Where to draw the line
Partner at City law firm Reynolds Porter Chamberlain Robbie Constance now pointed out that the FOS is increasingly using new tactics such as claims splitting to help high value cases make their way around the £150,000 ceiling.
He said: "The FOS does seem to be pursuing a consumer protectionist agenda many would say beyond what is independent and its true purpose on the statute.
"Anecdotally, it is our sense that more and more people assisted by claims management companies (CMC) are seeing the FOS as an opportunity to obtain compensation for something that they might otherwise have thought better of taking to court.
"There is no published policy about how these things happen. But anecdotally, there are numerous examples of cases where the FOS team will proactively look to sever complaints, they will suggest it to complainants, invite them to make further complaints or will just get on and create new ones themselves.
"Where the line should be drawn between an investigative remit and ensuring a level playing field by assisting a complainant and proactively pursuing a complainant's interest I don't know. But on the side of the firms, I feel that line does get crossed quite often."
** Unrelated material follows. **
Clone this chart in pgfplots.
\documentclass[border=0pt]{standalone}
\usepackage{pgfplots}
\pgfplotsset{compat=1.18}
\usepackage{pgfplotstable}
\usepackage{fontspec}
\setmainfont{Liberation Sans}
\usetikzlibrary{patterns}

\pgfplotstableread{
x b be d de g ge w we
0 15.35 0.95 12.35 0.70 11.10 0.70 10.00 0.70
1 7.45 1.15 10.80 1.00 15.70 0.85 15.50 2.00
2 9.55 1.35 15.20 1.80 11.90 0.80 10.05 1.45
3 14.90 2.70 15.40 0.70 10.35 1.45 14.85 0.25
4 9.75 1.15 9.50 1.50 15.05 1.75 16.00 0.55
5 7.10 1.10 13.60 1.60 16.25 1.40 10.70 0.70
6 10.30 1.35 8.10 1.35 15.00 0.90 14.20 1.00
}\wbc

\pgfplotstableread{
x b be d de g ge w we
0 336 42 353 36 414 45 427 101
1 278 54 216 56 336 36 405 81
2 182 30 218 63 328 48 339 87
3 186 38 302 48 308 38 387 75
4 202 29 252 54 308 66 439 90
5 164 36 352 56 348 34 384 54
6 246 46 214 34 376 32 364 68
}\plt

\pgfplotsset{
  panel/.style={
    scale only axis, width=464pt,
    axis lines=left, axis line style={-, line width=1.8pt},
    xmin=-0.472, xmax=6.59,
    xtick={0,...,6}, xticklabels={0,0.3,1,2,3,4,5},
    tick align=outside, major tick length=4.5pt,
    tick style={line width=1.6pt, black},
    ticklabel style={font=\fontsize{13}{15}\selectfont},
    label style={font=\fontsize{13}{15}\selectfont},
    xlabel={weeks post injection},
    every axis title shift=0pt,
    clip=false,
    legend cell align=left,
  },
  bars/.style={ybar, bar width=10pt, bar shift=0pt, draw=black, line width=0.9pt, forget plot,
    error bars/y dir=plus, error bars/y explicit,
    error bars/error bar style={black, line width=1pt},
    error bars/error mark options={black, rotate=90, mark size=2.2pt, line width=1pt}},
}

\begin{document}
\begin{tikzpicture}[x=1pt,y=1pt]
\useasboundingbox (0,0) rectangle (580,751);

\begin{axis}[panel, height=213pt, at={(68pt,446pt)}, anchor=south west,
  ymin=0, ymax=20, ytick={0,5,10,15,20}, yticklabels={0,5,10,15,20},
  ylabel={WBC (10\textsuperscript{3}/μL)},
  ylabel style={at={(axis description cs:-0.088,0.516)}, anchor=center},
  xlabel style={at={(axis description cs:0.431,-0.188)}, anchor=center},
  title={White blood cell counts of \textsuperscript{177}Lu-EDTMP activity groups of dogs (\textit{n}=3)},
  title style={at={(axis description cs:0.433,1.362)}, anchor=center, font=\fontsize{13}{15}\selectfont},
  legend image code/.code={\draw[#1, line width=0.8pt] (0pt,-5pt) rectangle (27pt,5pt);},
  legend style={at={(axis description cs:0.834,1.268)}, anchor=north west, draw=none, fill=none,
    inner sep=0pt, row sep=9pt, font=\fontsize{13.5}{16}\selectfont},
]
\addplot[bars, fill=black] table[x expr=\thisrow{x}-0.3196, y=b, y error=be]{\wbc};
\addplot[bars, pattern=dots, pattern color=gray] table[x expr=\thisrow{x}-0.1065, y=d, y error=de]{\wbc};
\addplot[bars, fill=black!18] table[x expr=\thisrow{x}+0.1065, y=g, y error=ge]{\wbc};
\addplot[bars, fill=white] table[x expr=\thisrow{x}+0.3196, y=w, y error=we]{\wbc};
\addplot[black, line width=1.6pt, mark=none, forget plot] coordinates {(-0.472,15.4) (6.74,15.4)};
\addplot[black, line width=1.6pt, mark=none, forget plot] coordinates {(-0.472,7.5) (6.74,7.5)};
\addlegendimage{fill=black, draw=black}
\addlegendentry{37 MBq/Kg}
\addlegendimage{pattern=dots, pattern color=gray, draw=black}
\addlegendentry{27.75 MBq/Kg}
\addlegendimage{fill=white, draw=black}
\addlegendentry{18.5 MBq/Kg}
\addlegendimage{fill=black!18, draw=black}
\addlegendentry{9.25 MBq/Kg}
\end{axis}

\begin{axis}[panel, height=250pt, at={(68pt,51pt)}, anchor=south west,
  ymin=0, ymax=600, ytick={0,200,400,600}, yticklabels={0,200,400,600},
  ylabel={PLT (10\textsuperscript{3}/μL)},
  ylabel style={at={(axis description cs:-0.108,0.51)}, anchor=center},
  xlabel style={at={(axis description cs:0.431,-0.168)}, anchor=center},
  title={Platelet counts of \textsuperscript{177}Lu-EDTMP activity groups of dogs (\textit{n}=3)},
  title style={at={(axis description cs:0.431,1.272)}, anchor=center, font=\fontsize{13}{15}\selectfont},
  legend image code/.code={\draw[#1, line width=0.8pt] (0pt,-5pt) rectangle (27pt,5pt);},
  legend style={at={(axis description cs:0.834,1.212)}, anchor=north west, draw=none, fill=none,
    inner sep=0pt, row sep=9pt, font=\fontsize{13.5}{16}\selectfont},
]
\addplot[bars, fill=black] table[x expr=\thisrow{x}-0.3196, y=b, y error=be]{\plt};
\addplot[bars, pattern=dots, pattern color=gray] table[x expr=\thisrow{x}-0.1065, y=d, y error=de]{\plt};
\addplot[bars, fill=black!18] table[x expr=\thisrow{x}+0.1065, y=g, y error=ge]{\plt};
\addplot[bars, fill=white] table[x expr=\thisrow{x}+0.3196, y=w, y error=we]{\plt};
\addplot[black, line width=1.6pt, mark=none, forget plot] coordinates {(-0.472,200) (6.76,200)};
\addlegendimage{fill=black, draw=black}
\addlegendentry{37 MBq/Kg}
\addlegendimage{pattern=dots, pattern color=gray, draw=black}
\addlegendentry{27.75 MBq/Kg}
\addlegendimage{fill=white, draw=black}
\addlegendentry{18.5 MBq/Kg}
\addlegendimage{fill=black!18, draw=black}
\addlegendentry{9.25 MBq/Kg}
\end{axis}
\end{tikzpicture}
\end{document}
Adam Edwards, solicitor at rival law firm Browne Jacobson, agreed the FOS had a consumer-driven agenda but said he didn't feel it was pushing its boundaries: "Actually, the FOS seems to be inclined to merge together different complaints.
"I'd be very surprised if the FOS takes that step and actively said to people [they] would be better served by doing X,Y,Z because quite often the actual quantum of loss isn't known until very late on in the FOS process."
Aylward suggested the new clarity around compensation rules would deter high value, complex claims from coming to the FOS in the first place.
Although such claims are rare – about 87 were worth more than £150,000 in the last year – the FOS wasn't set up to deal with them at all, he said.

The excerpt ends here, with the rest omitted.